--- start of COLLECTED MATERIAL ---
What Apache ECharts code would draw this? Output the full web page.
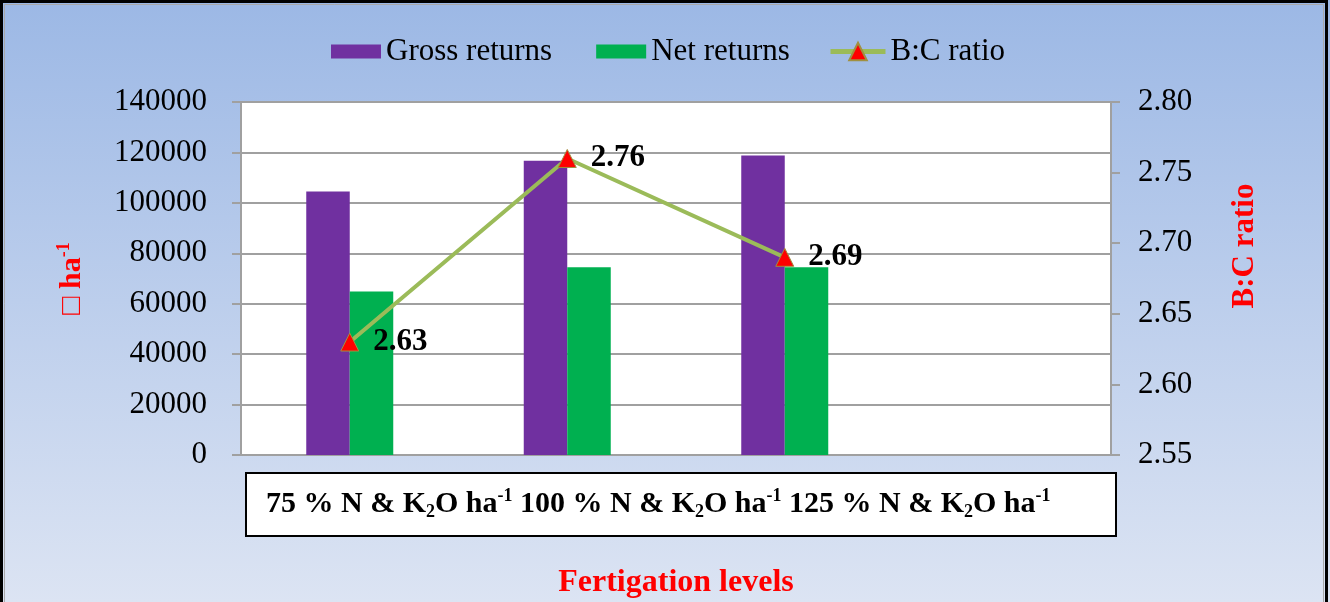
<!DOCTYPE html>
<html>
<head>
<meta charset="utf-8">
<script src="https://cdn.jsdelivr.net/npm/echarts@6/dist/echarts.min.js"></script>
<style>
  html, body { margin: 0; padding: 0; background: #fff; }
  #chart { width: 1330px; height: 602px; }
</style>
</head>
<body>
<div id="chart"></div>
<script>
  // data
  const categories = ['75 % N & K2O ha-1', '100 % N & K2O ha-1', '125 % N & K2O ha-1', '']
  const grossReturns = [104500, 116700, 118800, '-']
  const netReturns = [64800, 74500, 74500, '-']
  const bcRatio = [2.63, 2.76, 2.69, '-']
  const boxLabels = ['75', '100', '125']

  const serif = '"Liberation Serif", "DejaVu Serif", serif'

  // the white label box under the axis, with K2O subscript and ha-1 superscript
  const boxText = boxLabels.map(p => p + ' % N & K{sub|2}O ha{sup|-1}').join(' ')

  const chart = echarts.init(document.getElementById('chart'))
  chart.setOption({
    animation: false,
    backgroundColor: {
      type: 'linear', x: 0, y: 0, x2: 0, y2: 1,
      colorStops: [
        { offset: 0, color: '#9cb8e5' },
        { offset: 1, color: '#dce4f3' }
      ]
    },
    textStyle: { fontFamily: serif },
    legend: [{
      top: 31,
      left: 326,
      itemWidth: 50,
      itemHeight: 14,
      itemGap: 44,
      textStyle: { fontFamily: serif, fontSize: 31, color: '#000' },
      data: [
        { name: 'Gross returns', icon: 'rect' },
        { name: 'Net returns', icon: 'rect' }
      ]
    }, {
      top: 31,
      left: 823,
      itemWidth: 55,
      itemHeight: 22,
      textStyle: { fontFamily: serif, fontSize: 31, color: '#000' },
      data: [{ name: 'B:C ratio', lineStyle: { width: 5 } }]
    }],
    grid: {
      left: 241, right: 219, top: 102, bottom: 147,
      outerBoundsMode: 'none',
      containLabel: false,
      show: true, backgroundColor: '#fff', borderWidth: 0
    },
    xAxis: {
      type: 'category',
      data: categories,
      name: 'Fertigation levels',
      nameLocation: 'middle',
      nameGap: 112,
      nameTextStyle: { fontFamily: serif, fontSize: 32, fontWeight: 'bold', color: '#ff0000' },
      axisLine: { lineStyle: { color: '#a0a0a0', width: 2 } },
      axisTick: { show: false },
      axisLabel: { show: false }
    },
    yAxis: [{
      type: 'value',
      min: 0, max: 140000, interval: 20000,
      position: 'left',
      name: '□ ha{sup|-1}',
      nameLocation: 'middle',
      nameRotate: 90,
      nameGap: 152,
      nameTextStyle: {
        fontFamily: serif, fontSize: 30, fontWeight: 'bold', color: '#ff0000',
        lineHeight: 34,
        rich: {
          sup: { fontFamily: serif, fontSize: 18, fontWeight: 'bold', color: '#ff0000', verticalAlign: 'top', lineHeight: 34 }
        }
      },
      axisLine: { show: true, lineStyle: { color: '#a0a0a0', width: 2 } },
      axisTick: { show: true, inside: false, length: 9, lineStyle: { color: '#a0a0a0', width: 2 } },
      axisLabel: { margin: 34, fontFamily: serif, fontSize: 31, color: '#000', formatter: v => String(v) },
      splitLine: { lineStyle: { color: '#a0a0a0', width: 2 } }
    }, {
      type: 'value',
      min: 2.55, max: 2.80, interval: 0.05,
      position: 'right',
      axisLine: { show: true, lineStyle: { color: '#a0a0a0', width: 2 } },
      axisTick: { show: true, inside: false, length: 9, lineStyle: { color: '#a0a0a0', width: 2 } },
      axisLabel: {
        margin: 27, fontFamily: serif, fontSize: 31, color: '#000',
        formatter: v => v.toFixed(2)
      },
      splitLine: { show: false }
    }],
    series: [{
      name: 'Gross returns',
      type: 'bar',
      barWidth: '20%',
      barGap: '0%',
      itemStyle: { color: '#7030a0' },
      data: grossReturns
    }, {
      name: 'Net returns',
      type: 'bar',
      barWidth: '20%',
      barGap: '0%',
      itemStyle: { color: '#00b050' },
      data: netReturns
    }, {
      name: 'B:C ratio',
      type: 'line',
      yAxisIndex: 1,
      symbol: 'triangle',
      symbolSize: 18,
      z: 5,
      lineStyle: { color: '#9bbb59', width: 4 },
      itemStyle: { color: '#ff0000', borderColor: '#a09040', borderWidth: 1 },
      label: {
        show: true,
        position: 'right',
        distance: 14,
        fontFamily: serif,
        fontSize: 31,
        fontWeight: 'bold',
        color: '#000',
        formatter: p => p.value.toFixed(2)
      },
      data: bcRatio
    }],
    graphic: [{
      type: 'rect',
      shape: { x: 1.5, y: 1.5, width: 1325, height: 640 },
      style: { fill: 'none', stroke: '#000', lineWidth: 3 },
      silent: true
    }, {
      type: 'rect',
      shape: { x: 4.5, y: 4.5, width: 1319, height: 640 },
      style: { fill: 'none', stroke: '#a8a8a8', lineWidth: 1 },
      silent: true
    }, {
      type: 'rect',
      shape: { x: 246, y: 473, width: 870, height: 63 },
      style: { fill: '#fff', stroke: '#000', lineWidth: 2 },
      z: 10
    }, {
      type: 'text',
      x: 266, y: 504,
      z: 11,
      style: {
        text: boxText,
        font: 'bold 30px ' + serif,
        fill: '#000',
        verticalAlign: 'middle',
        lineHeight: 34,
        rich: {
          sub: { font: 'bold 18px ' + serif, fill: '#000', verticalAlign: 'bottom', lineHeight: 34 },
          sup: { font: 'bold 18px ' + serif, fill: '#000', verticalAlign: 'top', lineHeight: 34 }
        }
      }
    }, {
      type: 'text',
      x: 1245, y: 246,
      rotation: Math.PI / 2,
      style: {
        text: 'B:C ratio',
        font: 'bold 31px ' + serif,
        fill: '#ff0000',
        align: 'center',
        verticalAlign: 'middle'
      }
    }]
  })
</script>
</body>
</html>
--- end of COLLECTED MATERIAL ---
• **REQUEST**
Reproduce the data above word for word from its first line through the line that holds "const boxText = boxLabels.map(p", both ends included; skip pictures.

• **SOLUTION TO THE PROBLEM**
What Apache ECharts code would draw this? Output the full web page.
<!DOCTYPE html>
<html>
<head>
<meta charset="utf-8">
<script src="https://cdn.jsdelivr.net/npm/echarts@6/dist/echarts.min.js"></script>
<style>
  html, body { margin: 0; padding: 0; background: #fff; }
  #chart { width: 1330px; height: 602px; }
</style>
</head>
<body>
<div id="chart"></div>
<script>
  // data
  const categories = ['75 % N & K2O ha-1', '100 % N & K2O ha-1', '125 % N & K2O ha-1', '']
  const grossReturns = [104500, 116700, 118800, '-']
  const netReturns = [64800, 74500, 74500, '-']
  const bcRatio = [2.63, 2.76, 2.69, '-']
  const boxLabels = ['75', '100', '125']

  const serif = '"Liberation Serif", "DejaVu Serif", serif'

  // the white label box under the axis, with K2O subscript and ha-1 superscript
  const boxText = boxLabels.map(p => p + ' % N & K{sub|2}O ha{sup|-1}').join(' ')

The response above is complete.